--- START OF Stored data ---

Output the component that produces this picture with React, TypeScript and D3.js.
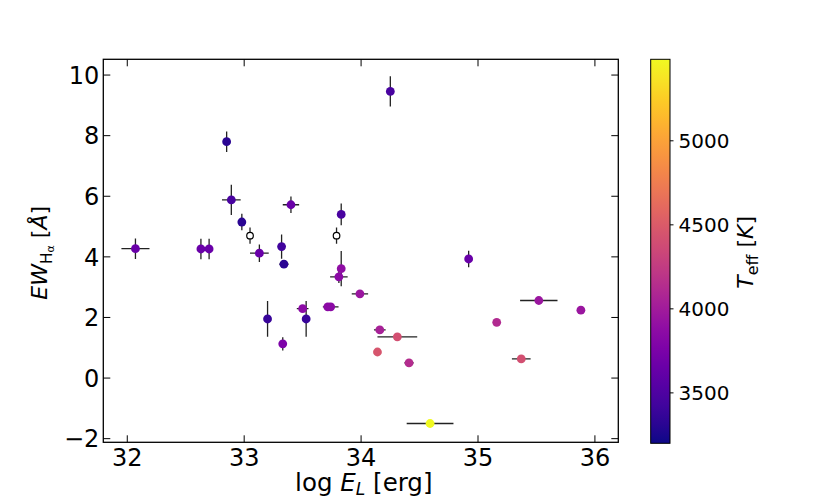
import React from "react";
import * as d3 from "d3";

const logE = [32.07, 32.63, 32.70, 32.85, 32.89, 32.98, 33.05, 33.13, 33.32, 33.34, 33.40, 33.79, 33.83, 33.83, 33.81, 33.99, 33.20, 33.53, 33.50, 33.715, 33.74, 33.33, 34.16, 34.31, 34.14, 34.41, 34.92, 35.52, 35.88, 35.16, 35.37, 34.59, 34.25];
const ewHa = [4.27, 4.26, 4.26, 7.80, 5.88, 5.15, 4.70, 4.12, 4.34, 3.76, 5.72, 4.70, 5.40, 3.61, 3.34, 2.78, 1.95, 1.95, 2.29, 2.35, 2.35, 1.13, 1.59, 1.36, 0.86, 0.50, 3.93, 2.56, 2.24, 1.84, 0.63, -1.50, 9.46];
const xErr = [0.12, 0, 0, 0, 0.08, 0.03, 0, 0.08, 0, 0.04, 0.07, 0, 0, 0, 0.075, 0.07, 0, 0, 0.05, 0, 0.067, 0.03, 0.05, 0.17, 0, 0.04, 0, 0.16, 0, 0, 0.08, 0.2, 0];
const yErr = [0.34, 0.34, 0.34, 0.34, 0.5, 0.27, 0.27, 0.29, 0.4, 0.12, 0.27, 0.27, 0.36, 0.58, 0.2, 0.12, 0.59, 0.59, 0.1, 0, 0, 0.22, 0, 0.12, 0, 0, 0.27, 0, 0, 0, 0, 0, 0.5];
const teff: (number | null)[] = [3655, 3655, 3655, 3315, 3475, 3315, null, 3655, 3430, 3315, 3655, null, 3475, 3885, 3860, 3955, 3380, 3380, 3860, 3860, 3860, 3770, 4045, 4410, 4455, 4135, 3655, 3955, 3955, 4115, 4410, 5485, 3475];

const xTicks = [32, 33, 34, 35, 36];
const yTicks = [-2, 0, 2, 4, 6, 8, 10];
const cbTicks = [3500, 4000, 4500, 5000];
const tRange = [3200, 5485];

const W = 830, H = 498;
const L = 103.3, R = 618.3, T = 59.3, B = 442.3;
const CBL = 650.7, CBR = 670, CBT = 59.3, CBB = 443.3;
const FONT = "DejaVu Sans";
const FT = 24;
const FX = 24.5;
const FY = 22;
const FC = 20;
const FCL = 22;

export default function App() {
  const x = d3.scaleLinear().domain([31.795, 36.2]).range([L, R]);
  const y = d3.scaleLinear().domain([-2.12, 10.52]).range([B, T]);
  const cb = d3.scaleLinear().domain(tRange).range([CBB, CBT]);
  const color = d3.scaleSequential(d3.interpolatePlasma).domain(tRange);
  const stops = d3.range(0, 1.0001, 0.05);
  const pts = logE.map((v, i) => ({ x: v, y: ewHa[i], xe: xErr[i], ye: yErr[i], t: teff[i] }));
  const tickLen = 7;
  return (
    <svg width={W} height={H} style={{ position: "absolute", left: 0, top: 0 }} fontFamily={FONT}>
      <defs>
        <linearGradient id="plasma" x1="0" y1="1" x2="0" y2="0">
          {stops.map((s) => (
            <stop key={s} offset={s} stopColor={d3.interpolatePlasma(s)} />
          ))}
        </linearGradient>
        <clipPath id="clip">
          <rect x={L} y={T} width={R - L} height={B - T} />
        </clipPath>
      </defs>
      <rect x={0} y={0} width={W} height={H} fill="white" />
      <g clipPath="url(#clip)">
        {pts.map((p, i) => (
          <g key={"e" + i} stroke="#222" strokeWidth={1.3}>
            {p.xe > 0 && <line x1={x(p.x - p.xe)} x2={x(p.x + p.xe)} y1={y(p.y)} y2={y(p.y)} />}
            {p.ye > 0 && <line x1={x(p.x)} x2={x(p.x)} y1={y(p.y - p.ye)} y2={y(p.y + p.ye)} />}
          </g>
        ))}
        {pts.map((p, i) =>
          p.t === null ? (
            <circle key={"p" + i} cx={x(p.x)} cy={y(p.y)} r={3.3} fill="white" stroke="black" strokeWidth={1.2} />
          ) : (
            <circle key={"p" + i} cx={x(p.x)} cy={y(p.y)} r={4.4} fill={color(p.t)} />
          )
        )}
      </g>
      <g stroke="black" strokeWidth={1}>
        {xTicks.map((t) => (
          <g key={"xt" + t}>
            <line x1={x(t)} x2={x(t)} y1={B} y2={B - tickLen} />
            <line x1={x(t)} x2={x(t)} y1={T} y2={T + tickLen} />
          </g>
        ))}
        {yTicks.map((t) => (
          <g key={"yt" + t}>
            <line x1={L} x2={L + tickLen} y1={y(t)} y2={y(t)} />
            <line x1={R} x2={R - tickLen} y1={y(t)} y2={y(t)} />
          </g>
        ))}
      </g>
      <rect x={L} y={T} width={R - L} height={B - T} fill="none" stroke="black" strokeWidth={1.3} />
      {xTicks.map((t) => (
        <text key={"xl" + t} x={x(t)} y={466} fontSize={FT} textAnchor="middle">{t}</text>
      ))}
      {yTicks.map((t) => (
        <text key={"yl" + t} x={L - 4} y={y(t)} dy="0.36em" fontSize={FT} textAnchor="end">{t < 0 ? "\u2212" + Math.abs(t) : t}</text>
      ))}
      <text x={(L + R) / 2 + 3} y={491} fontSize={FX} textAnchor="middle">
        log <tspan fontStyle="italic">E</tspan><tspan fontStyle="italic" fontSize={FX * 0.7} dy={4}>L</tspan><tspan dy={-4}> [erg]</tspan>
      </text>
      <text transform={`translate(47,${(T + B) / 2 + 2}) rotate(-90)`} fontSize={FY} textAnchor="middle">
        <tspan fontStyle="italic">EW</tspan><tspan fontSize={FY * 0.7} dy={4.5}>H</tspan><tspan fontSize={FY * 0.5} dy={2.5}>α</tspan><tspan dy={-7}> [</tspan><tspan fontStyle="italic">Å</tspan><tspan>]</tspan>
      </text>
      <rect x={CBL} y={CBT} width={CBR - CBL} height={CBB - CBT} fill="url(#plasma)" stroke="black" strokeWidth={1} />
      {cbTicks.map((t) => (
        <g key={"cb" + t}>
          <line x1={CBR} x2={CBR + 3.5} y1={cb(t)} y2={cb(t)} stroke="black" strokeWidth={1} />
          <text x={CBR + 8.5} y={cb(t)} dy="0.36em" fontSize={FC}>{t}</text>
        </g>
      ))}
      <text transform={`translate(753,${(CBT + CBB) / 2 + 1}) rotate(-90)`} fontSize={FCL} textAnchor="middle">
        <tspan fontStyle="italic">T</tspan><tspan fontSize={FCL * 0.72} dy={4.5}>eff</tspan><tspan dy={-4.5}> [</tspan><tspan fontStyle="italic">K</tspan><tspan>]</tspan>
      </text>
    </svg>
  );
}
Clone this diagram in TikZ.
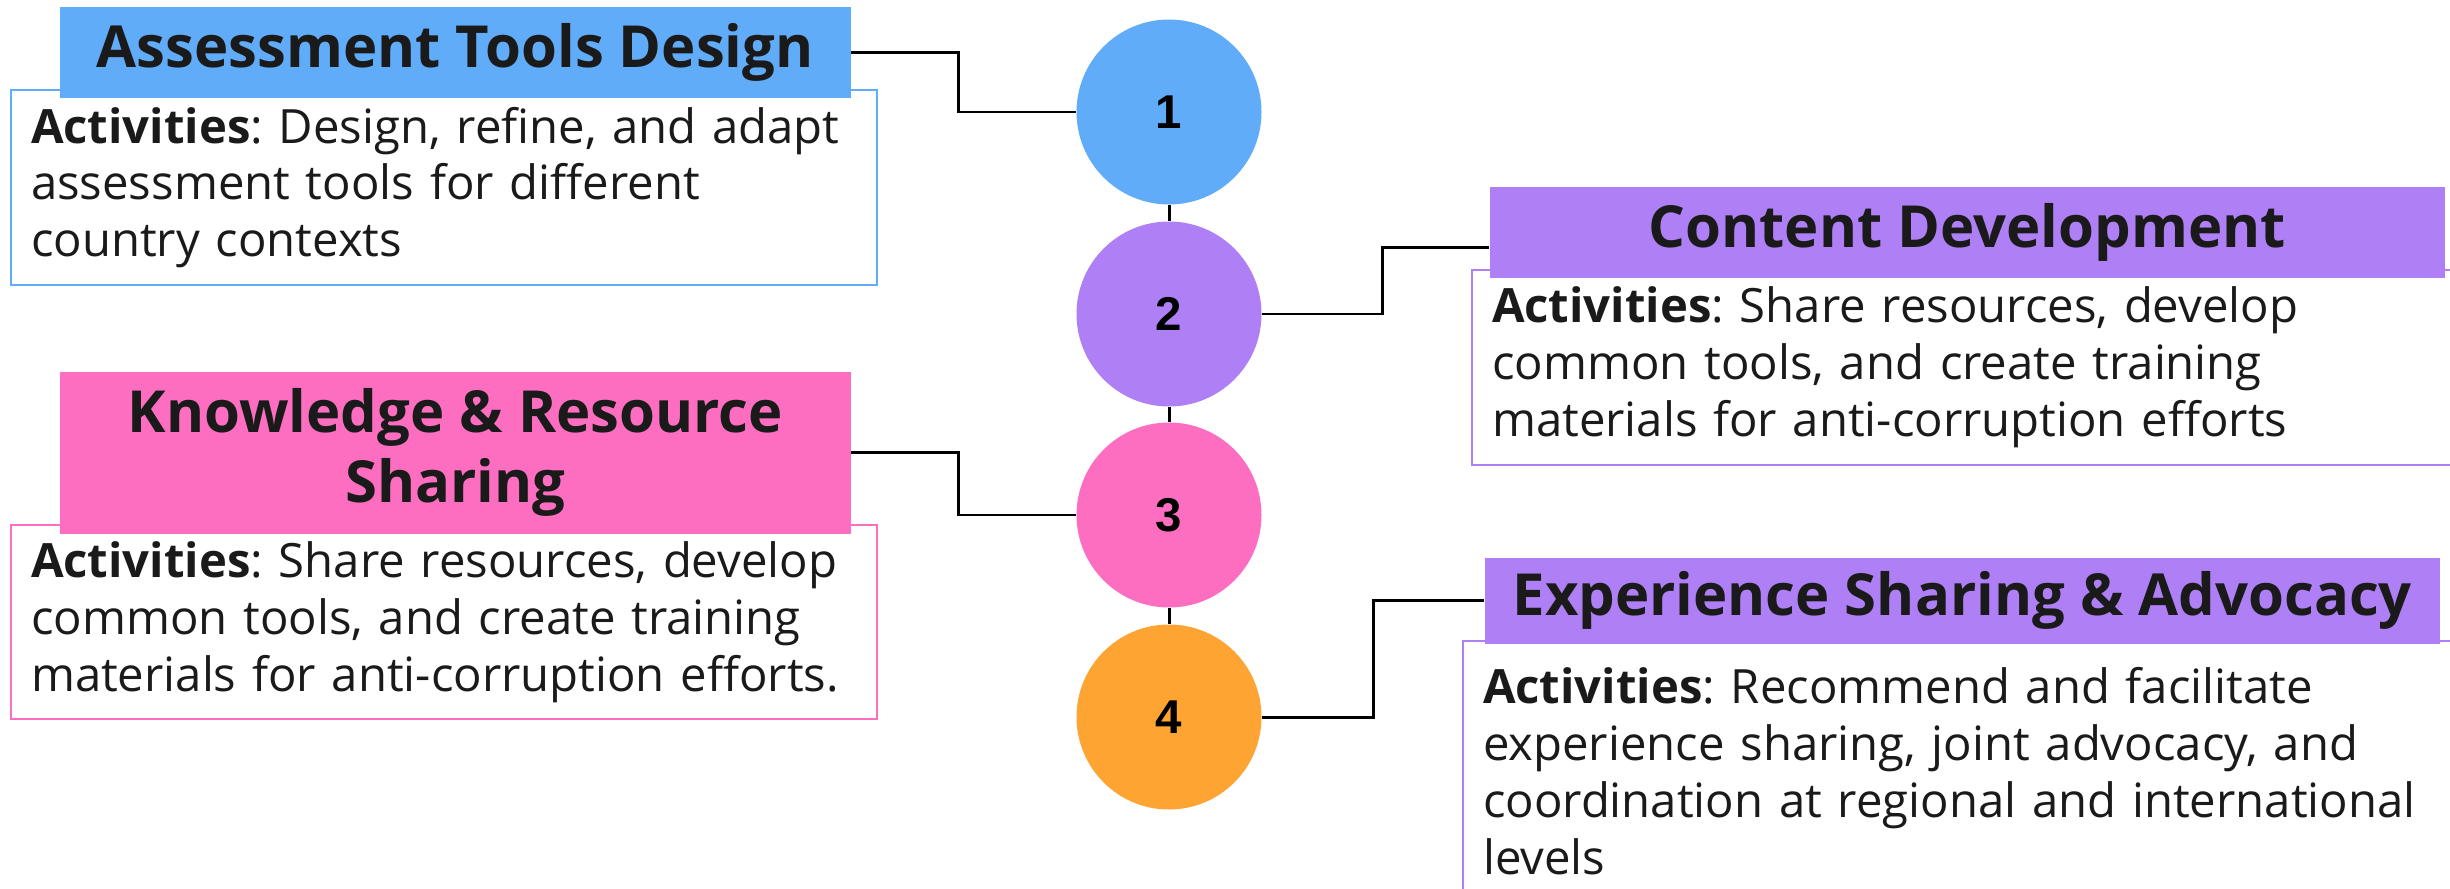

--- END OF Stored data ---

_Task instructions:_ Take the lines from the first line of the entries through the line with "import * as", inclusive, and give them again exactly, minus any pictures.

_Reply:_
Output the component that produces this picture with React, TypeScript and D3.js.
import React from "react";
import * as d3 from "d3";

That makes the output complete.